Sitting in the computer lab with my students, I leaned back on my stool in awe at what they were accomplishing. With unparalleled access to data and computing power, they were now executing analyses that even five years ago took the assets of a major research university.

It’s pretty amazing. It’s also deeply sobering.

While they can access information and employ techniques that historically were the exclusive province of Ph.D.s, making sense of it all is a whole different issue. Ensuring that students understand what they create sufficiently to interpret the results appropriately and responsibly takes on even greater importance.

Increasingly, teaching requires less emphasis on the “hows” of research and more on the “whats” — what matters, and what does it mean? This is where methodology comes into play.

Methodology is a tricky thing. To start, it suffers from the “Inigo Montoya” problem.

Most people use the word incorrectly. Simply put, methodology is the study of methods. That is, it is an examination of tools.

Confronted with an unparalleled ability to access and organize information, learning the strengths and weaknesses of various techniques and methods, and appraising what each can and cannot do, matters more than ever.

Students need to learn how to sort out the junk. Everyone does.

Ironically, the best sign people can do this is a paradox. Students become simultaneously more sure and less certain.

With a better appreciation of how information was created, there is greater confidence in why a specific conclusion is reached. At the same time, understanding techniques creates a healthy appreciation of the true limits of what is known.

In practice, this usually means the more we know about something, the longer the list of caveats. That’s worth remembering, and not just in a classroom setting.
When reviewing research, provisos and doubt often reflect not ignorance, but self-awareness. And that’s a good thing.

Unfortunately, these traits do not always receive the respect they are due. Too often, society treats measured statements and limited conclusions as failures.
This is where the problems start. Unable to embrace nuance, people seek certainty where there is none. And with a world of information only an internet search away, certainty is what people find, regardless of how flawed, imperfect and unreliable that certainty may be.

Worse still, absent an appreciation for methodology, people lack the critical skills necessary to conduct truly open inquiry. Instead, “doing research” devolves to conducting targeted searches aimed solely at shoring up existing biases and assumptions.

Socially, this is bad, as sketchy research skills lead to sketchy public policy outcomes. And avoiding this takes conscious effort.

Most people won’t have some nagging professor sitting on a stool in a computer lab reminding them of the limits of what they really know. However, it is still possible to achieve the same effect.

For starters, learn to vet sources. Material that cannot be cross-validated, or lacks transparency in the when, where and how it was generated, should give pause.
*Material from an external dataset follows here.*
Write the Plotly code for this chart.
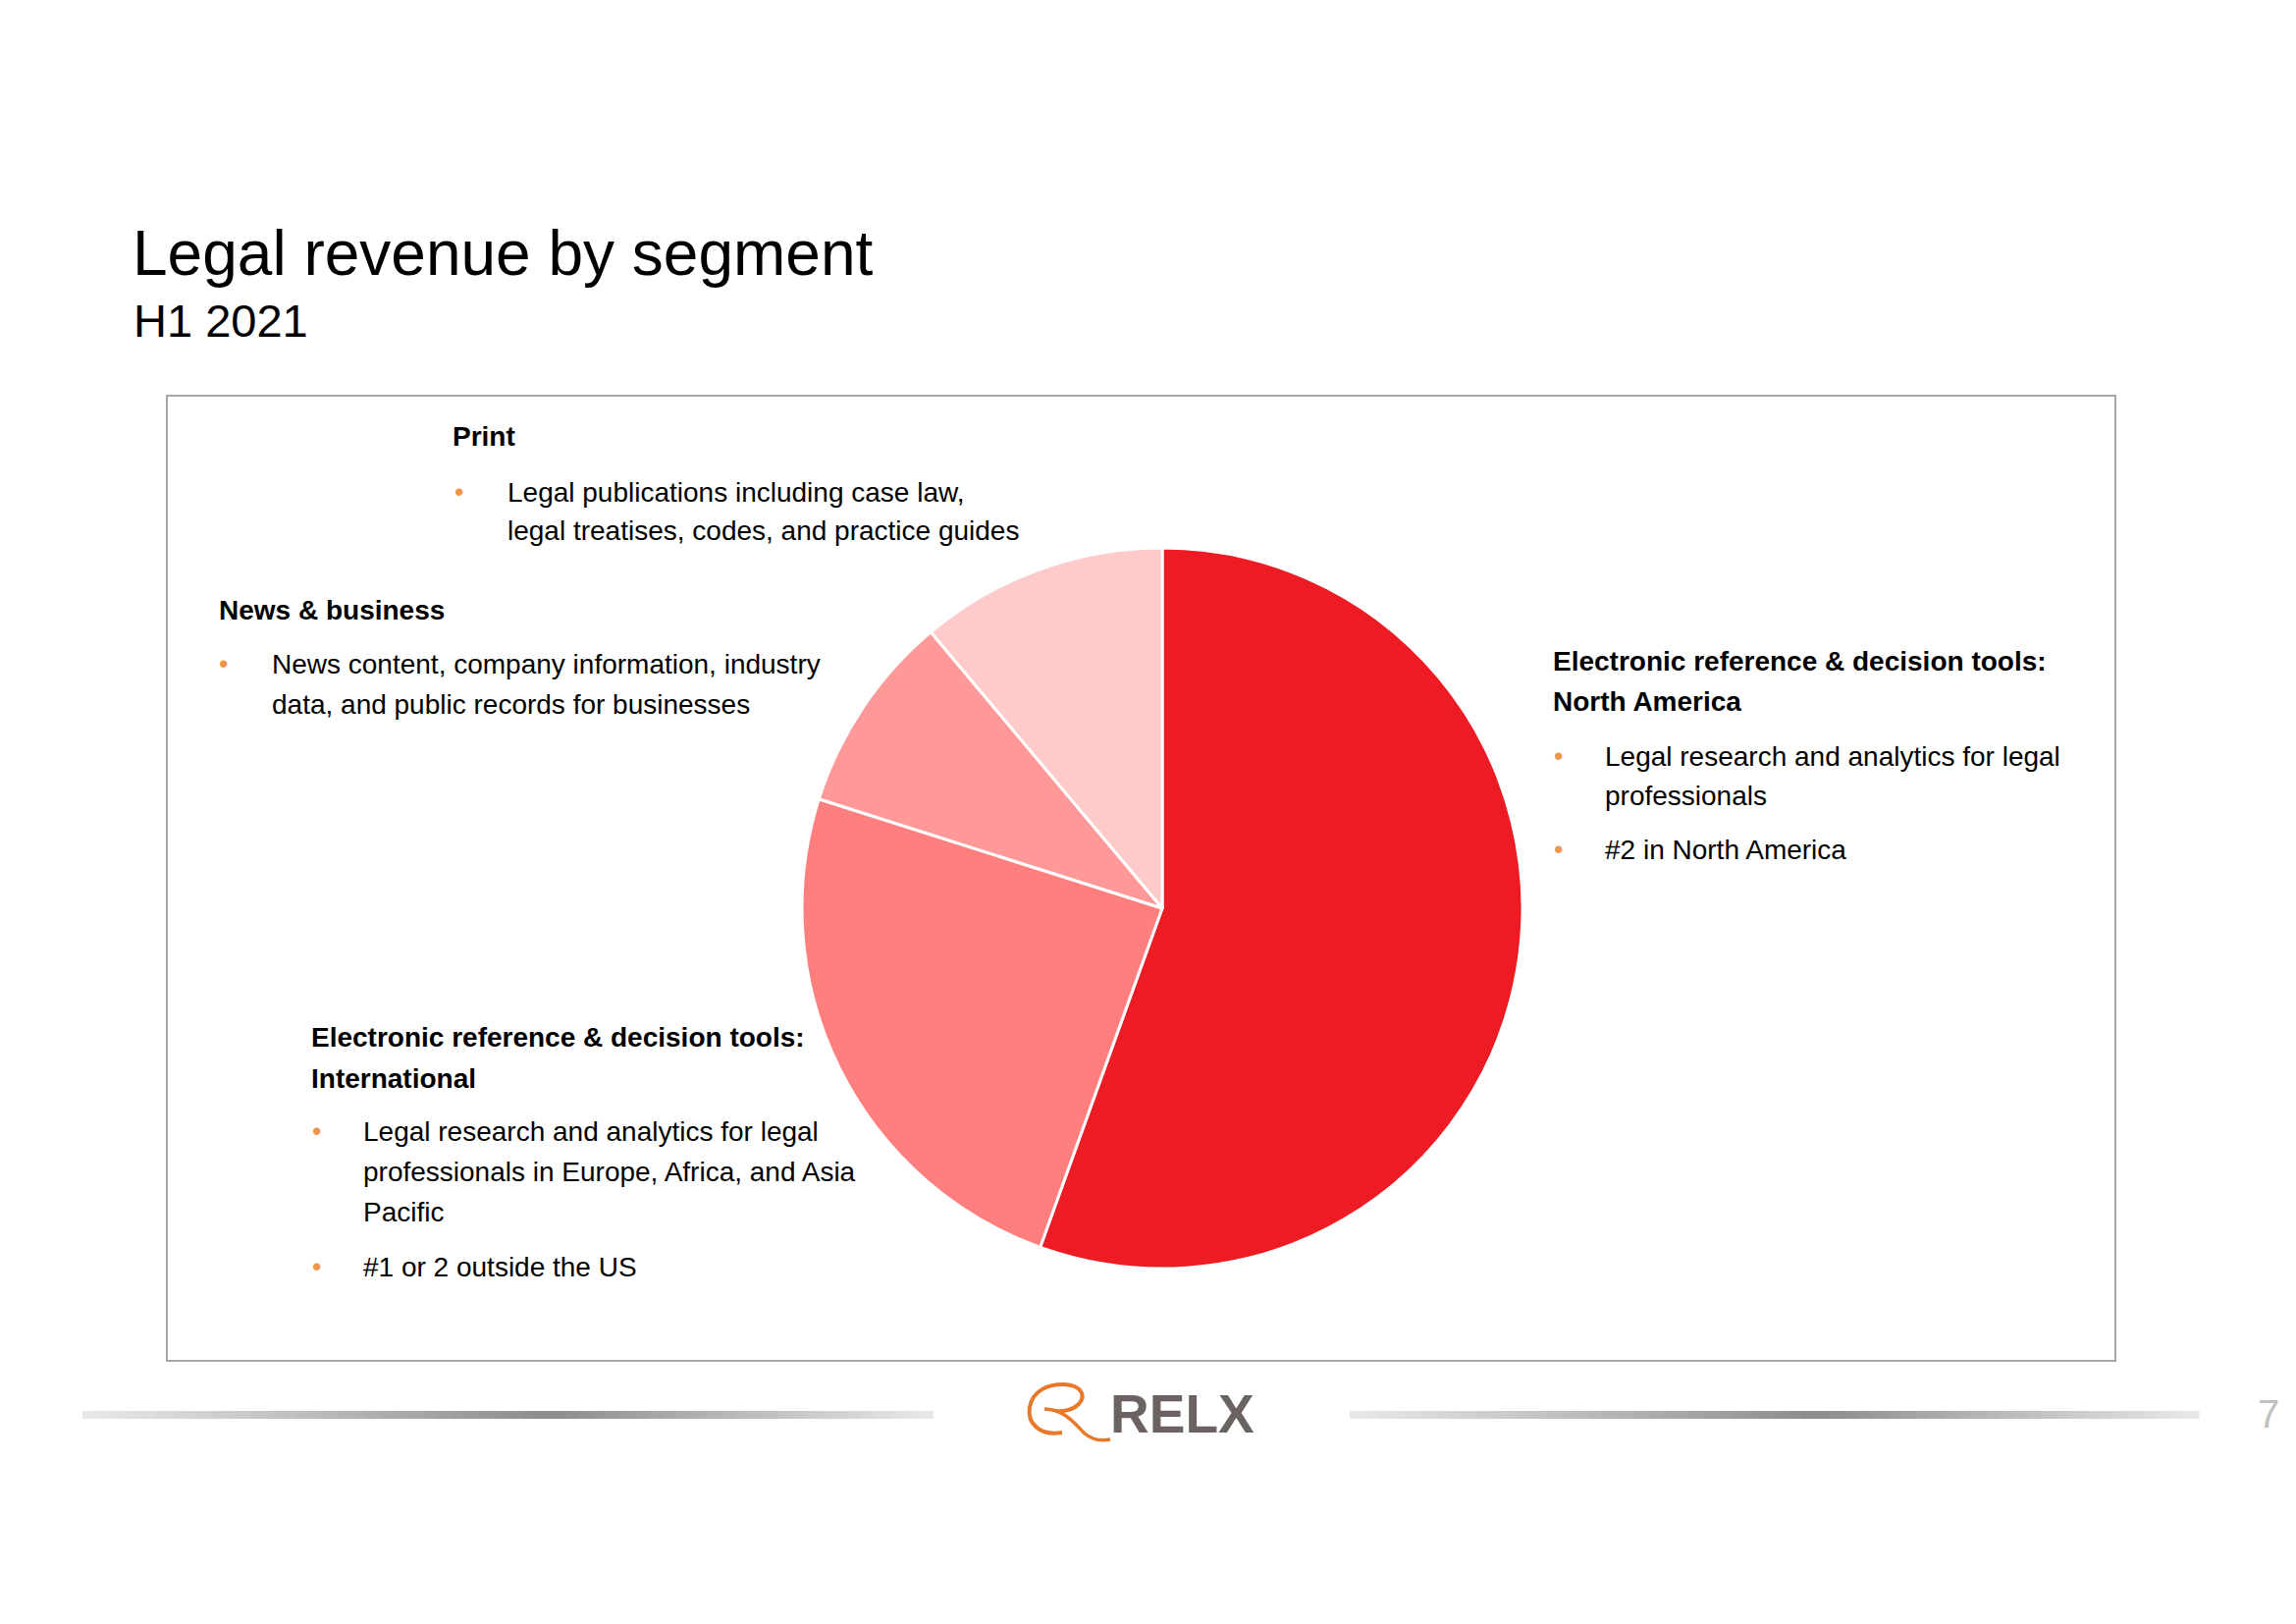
import plotly.graph_objects as go

W, H = 2339, 1654
OFF = 8  # default page body margin

# ---- data ----
segments = ["Electronic reference & decision tools: North America",
            "Electronic reference & decision tools: International",
            "News & business",
            "Print"]
shares = [55.5, 24.4, 9.0, 11.1]
colors = ["#ED1C24", "#FF7F7F", "#FF9999", "#FFCACA"]

title = "Legal revenue by segment"
subtitle = "H1 2021"

FONT = "Liberation Sans Narrow, Arial Narrow, Liberation Sans, Arial, sans-serif"
ORANGE = "#F0964A"
BODY = 28


def px(x):
    return (x - OFF) / W


def py(y):
    return 1 - (y - OFF) / H


fig = go.Figure()

cx, cy, r = 1184, 925, 367
fig.add_trace(go.Pie(
    labels=segments, values=shares, sort=False, direction="clockwise", rotation=0,
    marker=dict(colors=colors, line=dict(color="white", width=3)),
    textinfo="none", hoverinfo="label+percent", showlegend=False,
    domain=dict(x=[px(cx - r), px(cx + r)], y=[py(cy + r), py(cy - r)]),
))

ann = []


def text(x, y, s, size=BODY, color="black", bold=False, anchor="left"):
    if bold:
        s = "<b>" + s + "</b>"
    ann.append(dict(x=px(x), y=py(y), xref="paper", yref="paper", text=s,
                    showarrow=False, xanchor=anchor, yanchor="middle",
                    font=dict(family=FONT, size=size, color=color), align="left"))


def bullet(x, y):
    ann.append(dict(x=px(x), y=py(y), xref="paper", yref="paper", text="•",
                    showarrow=False, xanchor="center", yanchor="middle",
                    font=dict(family="Liberation Sans, sans-serif", size=27, color=ORANGE)))


# title
text(133, 258, title, size=64)
text(134, 326, subtitle, size=47)

# Print
text(459, 445, "Print", bold=True)
bullet(467, 501)
text(515, 501, "Legal publications including case law,")
text(515, 541, "legal treatises, codes, and practice guides")

# News & business
text(221, 621, "News & business", bold=True)
bullet(227, 676)
text(275, 676, "News content, company information, industry")
text(275, 717, "data, and public records for businesses")

# North America
text(1580, 673, "Electronic reference & decision tools:", bold=True)
text(1580, 714, "North America", bold=True)
bullet(1587, 770)
text(1633, 770, "Legal research and analytics for legal")
text(1633, 810, "professionals")
bullet(1587, 865)
text(1633, 865, "#2 in North America")

# International
text(315, 1056, "Electronic reference & decision tools:", bold=True)
text(315, 1098, "International", bold=True)
bullet(322, 1152)
text(368, 1152, "Legal research and analytics for legal")
text(368, 1193, "professionals in Europe, Africa, and Asia")
text(368, 1234, "Pacific")
bullet(322, 1290)
text(368, 1290, "#1 or 2 outside the US")

# footer logo text and page number
text(1129, 1440, "RELX", size=55, color="#6B6361", bold=True)
text(2311, 1440, "7", size=40, color="#C0C0C0", anchor="center")

shapes = [dict(type="rect", xref="paper", yref="paper",
               x0=px(170), x1=px(2155), y0=py(1386), y1=py(403),
               line=dict(color="#A6A6A6", width=2), fillcolor="rgba(0,0,0,0)", layer="below")]


def P(x, y):
    return f"{px(x)},{py(y)}"


# orange script swirl of the logo (decorative)
swirl1 = (f"M {P(1082,1459)} C {P(1060,1463)} {P(1046,1450)} {P(1049,1433)} "
          f"C {P(1052,1417)} {P(1067,1409)} {P(1085,1410)} "
          f"C {P(1101,1411)} {P(1107,1421)} {P(1099,1430)} "
          f"C {P(1093,1436)} {P(1083,1438)} {P(1075,1437)}")
swirl2 = (f"M {P(1064,1435)} C {P(1084,1435)} {P(1095,1450)} {P(1105,1460)} "
          f"C {P(1112,1466)} {P(1120,1468)} {P(1131,1466)}")
for pth, w in [(swirl1, 4), (swirl2, 3.5)]:
    shapes.append(dict(type="path", xref="paper", yref="paper", path=pth,
                       line=dict(color="#E8792B", width=w)))


# gradient footer bars
def grad_bar(x0, x1, yc, n=60):
    w = (x1 - x0) / n
    for i in range(n):
        t = (i + 0.5) / n
        d = abs(t - 0.55) / 0.55 if t < 0.55 else (t - 0.55) / 0.45
        g = int(140 + (234 - 140) * d)
        shapes.append(dict(type="rect", xref="paper", yref="paper",
                           x0=px(x0 + i * w), x1=px(x0 + (i + 1) * w + 0.6),
                           y0=py(yc + 4), y1=py(yc - 4),
                           line=dict(width=0), fillcolor=f"rgb({g},{g},{g})"))


grad_bar(84, 950, 1441)
grad_bar(1375, 2240, 1441)

fig.update_layout(width=W, height=H, margin=dict(l=0, r=0, t=0, b=0),
                  paper_bgcolor="white", plot_bgcolor="white",
                  annotations=ann, shapes=shapes, showlegend=False)

fig.write_html("out.html")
Quality research always — always — leaves a paper trail. Learn to look for one in others’ research and create one in your own.

Maintaining a healthy sense of skepticism represents an appropriate additional safeguard. Asking questions is important, especially when research results in singular or absolutist conclusions.

Beware research that guarantees a single, definitive answer. The world is usually more complicated than that.

Finally, accept the fact things change.

Research is a cumulative process. We add and subtract information as we go along, and that’s OK.

Unlearning something that is either no longer relevant or operative can and always will be the price of progress.